Playing the Indian Card

Friday, October 01, 2021

Who Is Mad?

 


To be insane is to be out of touch with reality. But what is reality?

It is not just the majority opinion. That is the ad populum fallacy. The majority of men once thought the sun moved around the earth. A plurality of Germans voted for Hitler. 

Plato’s cave analogy suggests reality is experienced by only a few; most of us may live a delusion. Buddhism asserts the same. As, arguably, does Christianity. “For the wisdom of this world is foolishness in God’s sight.” (1 Corinthians, 3:19) A more familiar concept to many may be that of the Matrix films.

And postmodernists, of course, assert that there is no reality. Everyone just makes things up.

So what is real is not self-evident.

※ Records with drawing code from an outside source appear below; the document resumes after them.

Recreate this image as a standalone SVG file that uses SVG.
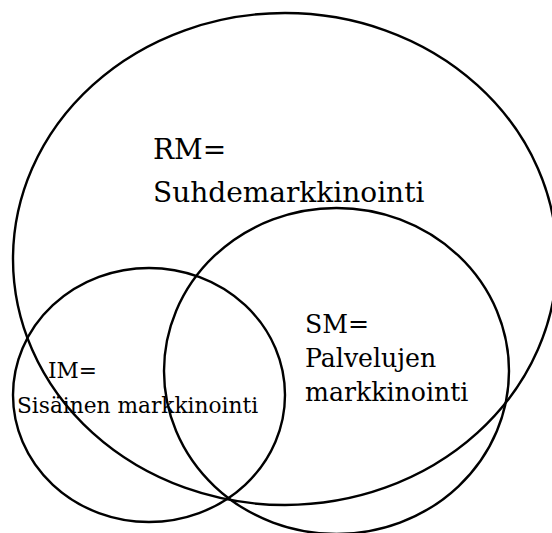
<svg xmlns="http://www.w3.org/2000/svg" width="552" height="533" viewBox="0 0 552 533">
<style>
.set{fill:none;stroke:#000;stroke-width:2.4}
.lbl{font-family:"DejaVu Serif","Liberation Serif",serif;fill:#000}
</style>
<rect width="552" height="533" fill="#fff"/>
<g id="RM">
<ellipse class="set" cx="285" cy="259" rx="272" ry="246"/>
<text class="lbl" font-size="28"><tspan x="153" y="159">RM=</tspan><tspan x="153" y="202">Suhdemarkkinointi</tspan></text>
</g>
<g id="SM">
<ellipse class="set" cx="336.5" cy="371" rx="172.5" ry="163"/>
<text class="lbl" font-size="25.2"><tspan x="305" y="333">SM=</tspan><tspan x="305" y="367">Palvelujen</tspan><tspan x="305" y="401">markkinointi</tspan></text>
</g>
<g id="IM">
<ellipse class="set" cx="149" cy="395" rx="136" ry="127"/>
<text class="lbl" font-size="21.7"><tspan x="48" y="378">IM=</tspan><tspan x="17" y="413">Sisäinen markkinointi</tspan></text>
</g>
<g id="connectors"></g>
</svg>
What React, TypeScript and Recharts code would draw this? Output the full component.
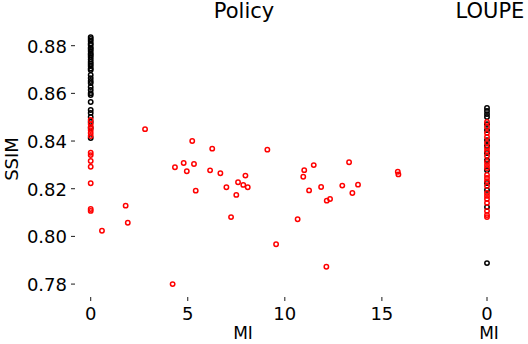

We therefore cannot use it as a standard for sanity, or else one man’s sanity becomes another’s madness. The person who experienced the world as it is might be declared insane by the deluded majority. “Men would say of him that up he went and down he came without his eyes; and that it was better not even to think of ascending.” (The Republic, Book 7, Jowett trans.)

Rather, then, than saying that sanity is knowing what is real and what is not, we might say that Sanity is the quest for what is true. Insanity is no longer caring or trying to find out. We all understand the concept of a lie, a denial of the facts or of the evidence. Insanity is believing a lie, while being at least partly aware that it is a lie.

This means that sanity is always at least in part a moral issue.